* [RECORDED INFORMATION]:
__________

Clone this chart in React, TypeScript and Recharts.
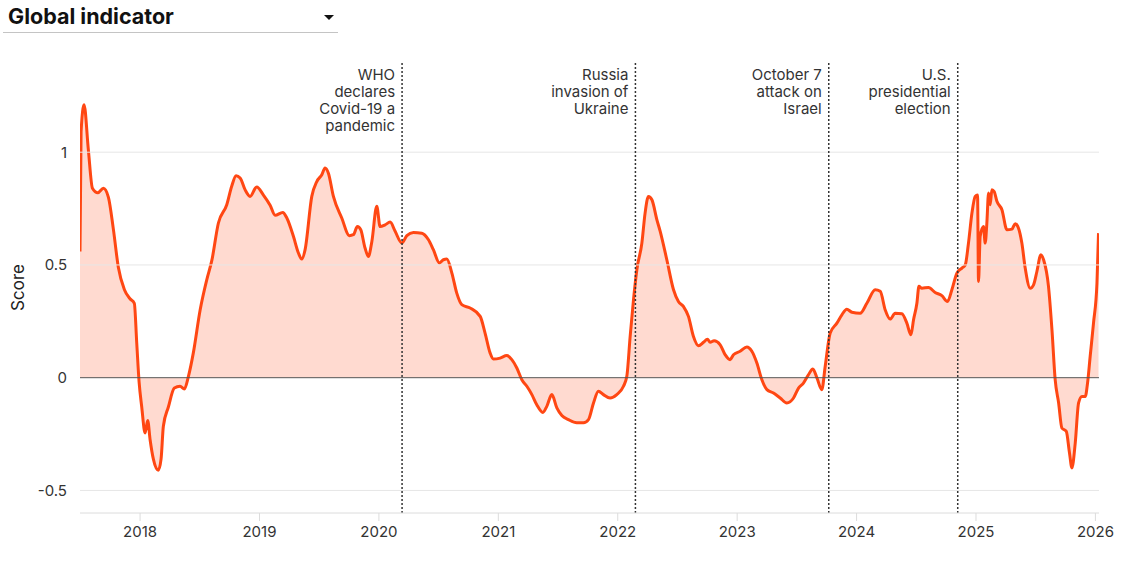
import React from 'react';
import { AreaChart, Area, XAxis, YAxis, ReferenceLine } from 'recharts';

// decimal years
const dates = [
    2017.497, 2017.506, 2017.531, 2017.567, 2017.601, 2017.646, 2017.693, 2017.735, 2017.776, 2017.818,
    2017.869, 2017.916, 2017.952, 2017.972, 2017.992, 2018.014, 2018.042, 2018.064, 2018.084, 2018.111,
    2018.153, 2018.176, 2018.195, 2018.237, 2018.287, 2018.335, 2018.371, 2018.405, 2018.446, 2018.503,
    2018.559, 2018.601, 2018.656, 2018.726, 2018.768, 2018.804, 2018.838, 2018.879, 2018.921, 2018.977,
    2019.033, 2019.089, 2019.131, 2019.195, 2019.229, 2019.284, 2019.326, 2019.354, 2019.382, 2019.438,
    2019.480, 2019.522, 2019.549, 2019.577, 2019.619, 2019.689, 2019.753, 2019.786, 2019.820, 2019.848,
    2019.884, 2019.912, 2019.941, 2019.982, 2020.010, 2020.052, 2020.094, 2020.136, 2020.192, 2020.234,
    2020.289, 2020.359, 2020.415, 2020.456, 2020.507, 2020.540, 2020.569, 2020.611, 2020.652, 2020.694,
    2020.764, 2020.848, 2020.889, 2020.931, 2020.959, 2021.015, 2021.071, 2021.113, 2021.155, 2021.197,
    2021.239, 2021.281, 2021.322, 2021.373, 2021.406, 2021.448, 2021.490, 2021.532, 2021.587, 2021.657,
    2021.713, 2021.755, 2021.797, 2021.838, 2021.880, 2021.936, 2021.992, 2022.048, 2022.076, 2022.104,
    2022.132, 2022.160, 2022.202, 2022.229, 2022.257, 2022.286, 2022.328, 2022.355, 2022.411, 2022.467,
    2022.508, 2022.550, 2022.592, 2022.634, 2022.676, 2022.718, 2022.751, 2022.774, 2022.807, 2022.858,
    2022.899, 2022.941, 2022.969, 2023.025, 2023.081, 2023.123, 2023.165, 2023.207, 2023.249, 2023.304,
    2023.360, 2023.416, 2023.472, 2023.514, 2023.555, 2023.597, 2023.634, 2023.668, 2023.709, 2023.737,
    2023.779, 2023.835, 2023.877, 2023.918, 2023.961, 2024.030, 2024.086, 2024.156, 2024.198, 2024.240,
    2024.281, 2024.323, 2024.379, 2024.421, 2024.455, 2024.477, 2024.505, 2024.522, 2024.547, 2024.602,
    2024.658, 2024.714, 2024.761, 2024.798, 2024.840, 2024.882, 2024.910, 2024.937, 2024.966, 2024.993,
    2025.013, 2025.021, 2025.035, 2025.063, 2025.077, 2025.091, 2025.105, 2025.119, 2025.133, 2025.152,
    2025.175, 2025.217, 2025.259, 2025.301, 2025.328, 2025.356, 2025.384, 2025.412, 2025.454, 2025.482,
    2025.510, 2025.543, 2025.566, 2025.607, 2025.636, 2025.663, 2025.692, 2025.719, 2025.756, 2025.783,
    2025.803, 2025.831, 2025.859, 2025.887, 2025.915, 2025.934, 2025.956, 2025.984, 2026.013, 2026.026,
];

const scores = [
    0.56, 1.09, 1.21, 1.01, 0.84, 0.82, 0.84, 0.80, 0.66, 0.49,
    0.39, 0.35, 0.33, 0.155, -0.02, -0.13, -0.245, -0.19, -0.275, -0.36,
    -0.41, -0.36, -0.215, -0.13, -0.046, -0.038, -0.05, 0.006, 0.11, 0.30,
    0.435, 0.52, 0.686, 0.767, 0.85, 0.896, 0.886, 0.834, 0.804, 0.846,
    0.81, 0.765, 0.72, 0.733, 0.708, 0.627, 0.553, 0.526, 0.568, 0.804,
    0.87, 0.90, 0.93, 0.907, 0.804, 0.708, 0.63, 0.634, 0.67, 0.656,
    0.575, 0.538, 0.604, 0.76, 0.67, 0.678, 0.69, 0.649, 0.597, 0.63,
    0.644, 0.641, 0.612, 0.568, 0.509, 0.523, 0.526, 0.464, 0.375, 0.324,
    0.309, 0.272, 0.198, 0.11, 0.083, 0.087, 0.098, 0.08, 0.043, -0.009,
    -0.038, -0.075, -0.12, -0.154, -0.127, -0.075, -0.134, -0.168, -0.186, -0.20,
    -0.20, -0.186, -0.112, -0.06, -0.075, -0.09, -0.075, -0.038, 0.006, 0.183,
    0.346, 0.479, 0.597, 0.73, 0.804, 0.789, 0.70, 0.65, 0.523, 0.39,
    0.338, 0.316, 0.272, 0.183, 0.142, 0.157, 0.171, 0.157, 0.164, 0.146,
    0.102, 0.08, 0.102, 0.117, 0.136, 0.117, 0.065, -0.009, -0.053, -0.068,
    -0.09, -0.112, -0.09, -0.046, -0.024, 0.013, 0.039, -0.001, -0.053, 0.05,
    0.198, 0.242, 0.279, 0.304, 0.29, 0.286, 0.33, 0.39, 0.383, 0.30,
    0.26, 0.286, 0.284, 0.242, 0.19, 0.257, 0.33, 0.405, 0.397, 0.40,
    0.378, 0.364, 0.338, 0.39, 0.464, 0.486, 0.50, 0.597, 0.73, 0.804,
    0.81, 0.427, 0.627, 0.67, 0.597, 0.686, 0.819, 0.767, 0.834, 0.826,
    0.782, 0.745, 0.656, 0.659, 0.683, 0.663, 0.597, 0.486, 0.397, 0.412,
    0.471, 0.545, 0.523, 0.405, 0.213, -0.009, -0.112, -0.223, -0.238, -0.334,
    -0.40, -0.29, -0.112, -0.083, -0.083, -0.024, 0.094, 0.242, 0.42, 0.641,
];

const yearTicks = [2018, 2019, 2020, 2021, 2022, 2023, 2024, 2025, 2026];
const scoreTicks = [-0.5, 0, 0.5, 1];
const gridValues = [-0.5, 0.5, 1];

const eventDates = [2020.194, 2022.148, 2023.767, 2024.847];
const eventLabels = [
    ['WHO', 'declares', 'Covid-19 a', 'pandemic'],
    ['Russia', 'invasion of', 'Ukraine'],
    ['October 7', 'attack on', 'Israel'],
    ['U.S.', 'presidential', 'election'],
];

const chartData = dates.map((t, i) => ({ t, score: scores[i] }));

const FONT = 'Inter, "DejaVu Sans", sans-serif';
const LINE = '#ff4713';

// 多行事件标注，右对齐在虚线左侧
function EventLabel({ viewBox, lines }: any) {
    if (!viewBox) return null;
    const x = viewBox.x - 7;
    const y = viewBox.y + 18;
    return (
        <text x={x} y={y} textAnchor="end" fill="#333" fontSize={15} fontFamily={FONT}>
            {lines.map((l: string, i: number) => (
                <tspan key={i} x={x} dy={i === 0 ? 0 : 17}>{l}</tspan>
            ))}
        </text>
    );
}

export default function App() {
    return (
        <div style={{ position: 'absolute', left: 0, top: 0, width: 1133, height: 561, background: '#fff', fontFamily: FONT }}>
            <div style={{ position: 'absolute', left: 8, top: 3, fontSize: 21.5, fontWeight: 700, color: '#111', lineHeight: '26px' }}>
                Global indicator
            </div>
            <div style={{
                position: 'absolute', left: 324, top: 15, width: 0, height: 0,
                borderLeft: '5px solid transparent', borderRight: '5px solid transparent', borderTop: '5px solid #111'
            }} />
            <div style={{ position: 'absolute', left: 3, top: 32, width: 335, height: 1, background: '#c4c4c4' }} />
            <div style={{ position: 'absolute', left: 0, top: 0 }}>
                <AreaChart
                    width={1133}
                    height={561}
                    data={chartData}
                    margin={{ top: 62, right: 34, bottom: 18, left: 20 }}
                >
                    <XAxis
                        type="number"
                        dataKey="t"
                        domain={[2017.497, 2026.03]}
                        ticks={yearTicks}
                        allowDataOverflow
                        height={30}
                        stroke="#dcdcdc"
                        tickSize={8}
                        tickMargin={5}
                        tick={{ fill: '#333', fontSize: 15, fontFamily: FONT }}
                    />
                    <YAxis
                        type="number"
                        domain={[-0.6, 1.4]}
                        ticks={scoreTicks}
                        allowDataOverflow
                        width={60}
                        axisLine={false}
                        tickLine={false}
                        tickMargin={7}
                        tick={{ fill: '#333', fontSize: 15, fontFamily: FONT }}
                        label={{ value: 'Score', angle: -90, position: 'center', dx: -32, fill: '#222', fontSize: 17, fontFamily: FONT }}
                    />
                    {gridValues.map((v) => (
                        <ReferenceLine key={v} y={v} stroke="#e6e6e6" strokeWidth={1} />
                    ))}
                    <Area
                        type="monotone"
                        dataKey="score"
                        baseValue={0}
                        stroke={LINE}
                        strokeWidth={3}
                        fill={LINE}
                        fillOpacity={0.2}
                        dot={false}
                        activeDot={false}
                        isAnimationActive={false}
                    />
                    <ReferenceLine y={0} stroke="#555" strokeWidth={1} />
                    {eventDates.map((d, i) => (
                        <ReferenceLine
                            key={d}
                            x={d}
                            stroke="#333"
                            strokeWidth={1.5}
                            strokeDasharray="2 2"
                            label={(props: any) => <EventLabel {...props} lines={eventLabels[i]} />}
                        />
                    ))}
                </AreaChart>
            </div>
        </div>
    );
}
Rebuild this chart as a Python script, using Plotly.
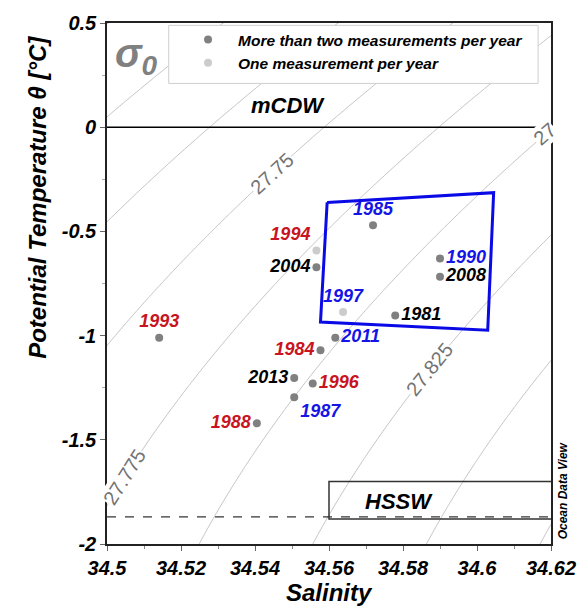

__________

* [EXERCISE]: What is the number of lines in the data holding the word "this"? Reply with that number only.

* [FINISHED TASK]: 2